IN THE COURT OF APPEAL OF THE STATE OF CALIFORNIA
FIRST APPELLATE DISTRICT
DIVISION THREE
FROSTFIRE VINEYARD, LLC, Plaintiff and Respondent, A166924 v. JENNIFER THOMSON, (Napa County Super. Ct. No. 20CV000377) Defendant and Appellant.
This appeal arises from a boundary dispute between Frostfire Vineyard, LLC (Frostfire) and Jennifer Thomson. Following a settlement conference, the parties executed a “term sheet” to resolve their dispute by way of a lot line adjustment. Thomson now challenges an order of the trial court enforcing the term sheet pursuant to Code of Civil Procedure section 664.6,1 claiming the term sheet is unenforceable because: (1) Frostfire breached its duty to disclose a material fact regarding the strip of property Thomson was to receive in the settlement; (2) the term sheet lacks reasonable certainty with regard to the proposed fence along the new property line; and (3) Frostfire repudiated the term sheet. We affirm.
1 Further unspecified statutory references are to the Code of Civil Procedure.
1 FACTUAL AND PROCEDURAL BACKGROUND Frostfire and Thomson own adjacent vineyard properties on Los Carneros Avenue in Napa. A driveway runs along the common boundary line, with Frostfire’s property lying north of the line, and Thomson’s property south of it.
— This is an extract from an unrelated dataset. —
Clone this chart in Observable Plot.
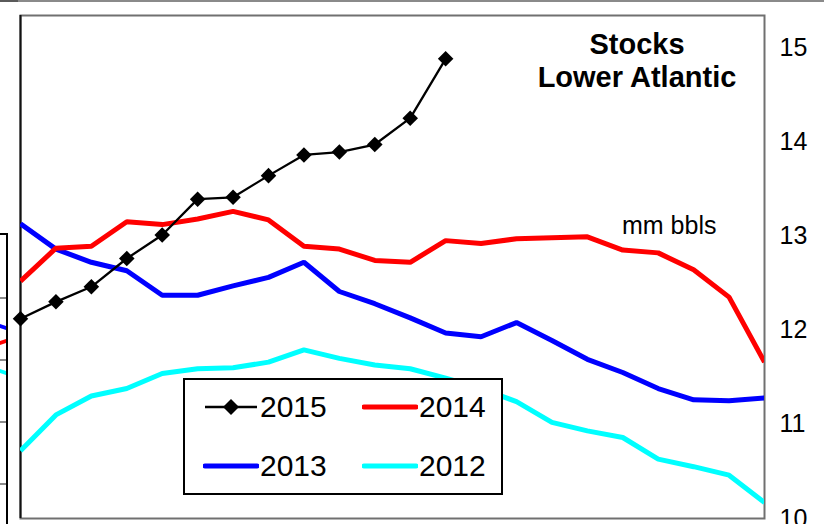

Two features of each property are noteworthy in this case. On Frostfire’s property, there is a residence located approximately two feet or less from the property line. On Thomson’s property, there is a reservoir, and a portion of the top of the reservoir abuts the property line. In May 2020, Frostfire filed suit against Thomson for, among other claims, quiet title to a prescriptive easement and breach of contract. Frostfire alleged that at the time it acquired its property in 2013, the driveway provided the sole means of ingress and egress from Los Carneros Avenue, and that while some portions of the driveway were located on Thomson’s property, the driveway had been used by Frostfire’s predecessors in a manner that gave Frostfire a prescriptive easement to continue using it. Frostfire further alleged that it had an oral agreement with Thomson that each party would contribute 10 feet of their respective properties for a 20-foot shared space straddling the property line for purposes of the driveway, but after Frostfire began a construction project on its residence in April 2020, Thomson erected a wire fence along the property line that ran through and across the driveway, obstructing vehicular access to Frostfire’s residence and the rear of its property. Thomson filed a cross-complaint against Frostfire for trespass, alleging that Frostfire’s contractors left construction vehicles, equipment, and debris on her property and disrupted her farming activities and her quiet enjoyment of the property.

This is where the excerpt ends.